THERE’s been a dusty response so far to “Say Maate!”, the Mayor’s exciting new initiative to stamp out sexism in public spaces. The gist is that when a bloke catches his friend saying something off-colour to a woman, he reprimands him with a reproachful “Maate!”. The friend, abashed, sinks into his corner and mutters something apologetic. And he won’t be in a hurry to do it again, will he? I’m not sure how the woman is meant to react here; I find it useful on the Tube to have a book to bury myself in for occasions like this.
It’s a genius idea when you think about it: using male peer pressure to curb the kind of behaviour we want to see off. It’s a catchy slogan, from that advertising firm, Ogilvy and Mather, which includes a behavioural science practice “whose goal is develop marketing techniques inspired by the fields of psychology and economics, rather than shape customer desires through conventional advertising”.
But the advertising blitz has got short shrift from some old-style feminists. Julie Burchill has sounded off about saying Maate rather than gunning for, say, rape and domestic violence.

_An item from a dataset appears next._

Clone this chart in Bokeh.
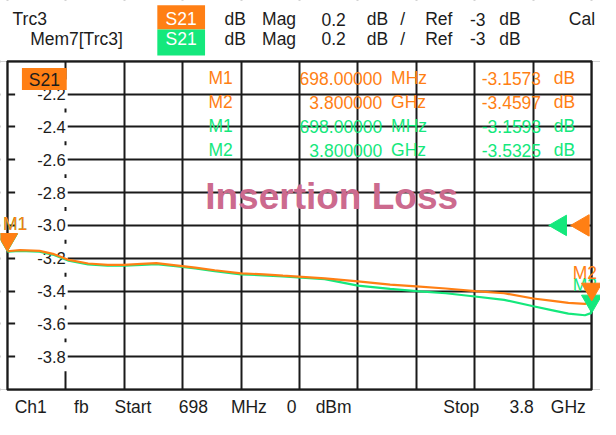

Julie Bindel takes issue with the notion that a friendly word is the right way to go, as opposed to a head-on challenge. Good luck to any bloke trying sexist banter with Julie.
The chilling effect of the crackdown on sexist talk risks killing off any exchanges at all
And certainly the obvious riposte to the campaign is that the real problem for women in London is way bigger. One reason why women are unwilling to report sexual assault or rape is that the criminal justice system is risibly slow. As this paper reported last week, it takes on average 653 days between reporting an assault and the trial end in London. But you know, this is just an ad; there’s only so much it can do.
I’m uneasy about the whole campaign on sexist language, about this whole initiative. We risk making normal human exchange quasi-criminal. Who’s the judge of whether a remark is off-colour? The object of it, of course. Yet what one woman shrugs off, another might get terrifically worked up about. A rape threat is one thing, a builder telling you to ‘cheer up, love; it might never happen’, is another. But the chilling effect of the crackdown on sexist talk risks killing off any exchanges at all.
We’re already living a mildly dystopian existence in London, where we tend to avoid eye contact, let alone actual verbal exchanges with strangers in public places. For younger people — and this really is a generational thing — contact between the sexes is licit if it’s approved online first. And this isn’t healthy. It’s a more human society if we can talk in public. If men and women can’t make any kind of contact, for fear of giving offence, London will be a sadder, colder place.
After I emerged from the Barbie movie on Friday (sad fact: I left early having got the joke in the first hour), which was all about sexism, I descended into Victoria Tube where I found a couple of posters. One said, “Staring: Intrusive staring of a sexual nature is sexual harassment and will not be tolerated”. Ditto Catcalling.
Now the effect of those posters on, for instance, a shy teenage boy will not, I think, to make him avoid leering at girls; it will be to make him even more reluctant to talk to girls at all. It will have a chilling effect on talk.
I recall my elderly uncle telling me a while back about a conversation he’d had with a woman in a housing association, Broomleigh. As was usual with him, he called her “dear”; she got worked up and told him where to get off. He was terribly hurt and kept talking about it afterwards. The result was that this gentle, harmless man was more tongue-tied when dealing with women than ever before. Result for her. But if I’d got my hands on her, it wouldn’t be endearments she’d have to worry about.
There are actual handbooks out there — I see them as a children’s book reviewer — to advise young women on how to call out (horrid verb) sexism. The tactics include the Say Maate sort. But the effect is to make young people more alert to take offence, to be aggressive. And that’s a bad thing.
You can see where all this leads. In Redbridge there are police squads on the lookout for men making sexist comments to women. There are posters everywhere saying catcalling is an offence. It wouldn’t make me feel safer; I’d be wondering whether the police didn’t have better things to do.
Look, I am a prig. I don’t like sexual innuendo. I don’t care for impropriety. But I also value that intangible thing, loose talk, whereby the sexes can communicate, even when men sometimes say the wrong thing.
All credit to the Mayor for good intentions. But this one may backfire.